Kevin Harris: Bill, another suggestion in interacting with this father-in-law is that, he claims to be a Christian . . .

Dr. Craig: Yes.

Kevin Harris: a follower of Christ, and so there could also be an appeal to what Scripture says about this, and appeal to some biblical theology – unless he wants to deny that too, but he would probably see his inconsistency if he did – but what are some biblical things that we might offer him on objective morality?

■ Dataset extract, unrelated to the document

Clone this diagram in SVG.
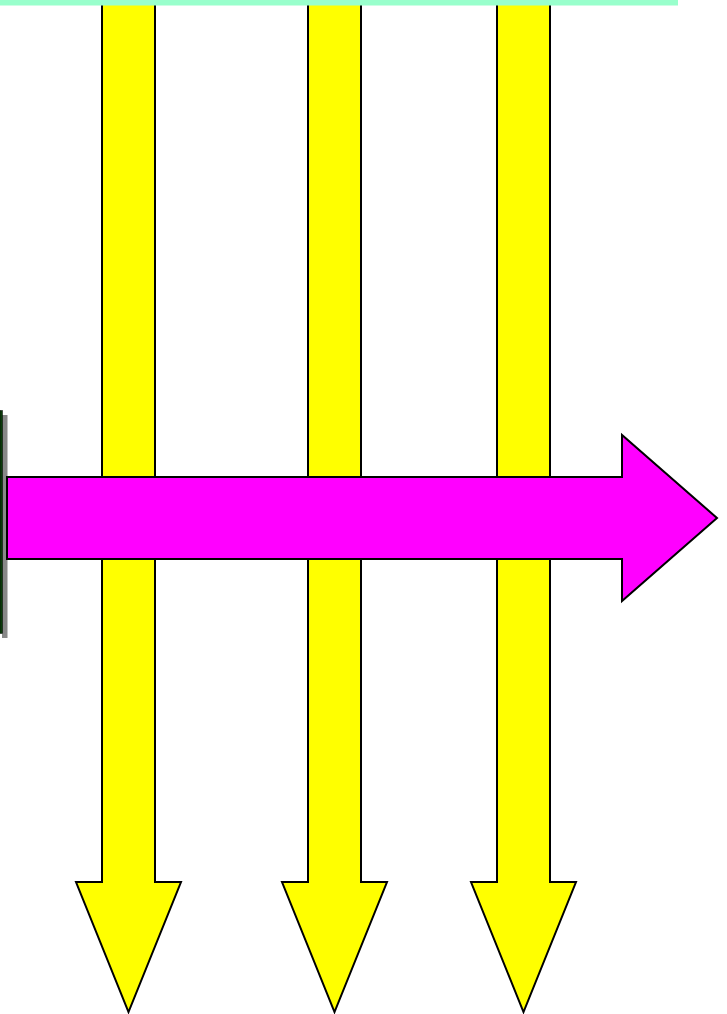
<svg xmlns="http://www.w3.org/2000/svg" width="727" height="1014" viewBox="0 0 727 1014">
<style>
.ya{fill:#ffff00;stroke:#000;stroke-width:2;stroke-linejoin:miter}
.ma{fill:#ff00ff;stroke:#000;stroke-width:2;stroke-linejoin:miter}
</style>
<rect width="727" height="1014" fill="#fff"/>
<g id="arrow1"><polygon class="ya" points="102,0 155,0 155,882 181,882 128.5,1012 76,882 102,882"/></g>
<g id="arrow2"><polygon class="ya" points="308,0 361,0 361,882 387,882 334.5,1012 282,882 308,882"/></g>
<g id="arrow3"><polygon class="ya" points="497,0 550,0 550,882 576,882 523.5,1012 471,882 497,882"/></g>
<g id="topbar"><rect x="0" y="0" width="678" height="5.5" fill="#99ffcc"/></g>
<g id="leftbar">
<rect x="2" y="415" width="5.5" height="223" fill="#888"/>
<rect x="0" y="410.5" width="2.5" height="223" fill="#0a3a0a" stroke="#000" stroke-width="0.5"/>
</g>
<g id="connectors"><polygon class="ma" points="7,477 622,477 622,435 717,518 622,601 622,559 7,559"/></g>
</svg>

Dr. Craig: Well, you might ask him whether he thought Jesus was a good person. [Laughter] That would be a bold assertion for him to say, “No, I really don't think Jesus was a good person,” and yet that is what he'd have to say on his view. You could point to specific verses. It just occurred to me, though, that you would want to make him as uncomfortable as possible. Exert a high price tag for adopting his view, like having to say that Jesus wasn't really a good person, or quote verses from the Scripture about the goodness of God, or about the values that exist. There are lots of vice lists in Scripture of things that are bad, and other virtue lists of things that are good. You could appeal to these verses. And, again, in one sense these don't carry any sort of philosophical punch, but since, as you say, he claims to believe in the Christian God this would mean he's going to have to go and say that the Bible is wrong, that the Bible is mistaken, and even that Jesus is not a good man. And that ought to make him think. Why go to such extremes? What's motivating this moral nihilism? Put the burden of proof back on him. I'm very encouraged to see these folks teaching this material and training others in the defense of the faith.[3]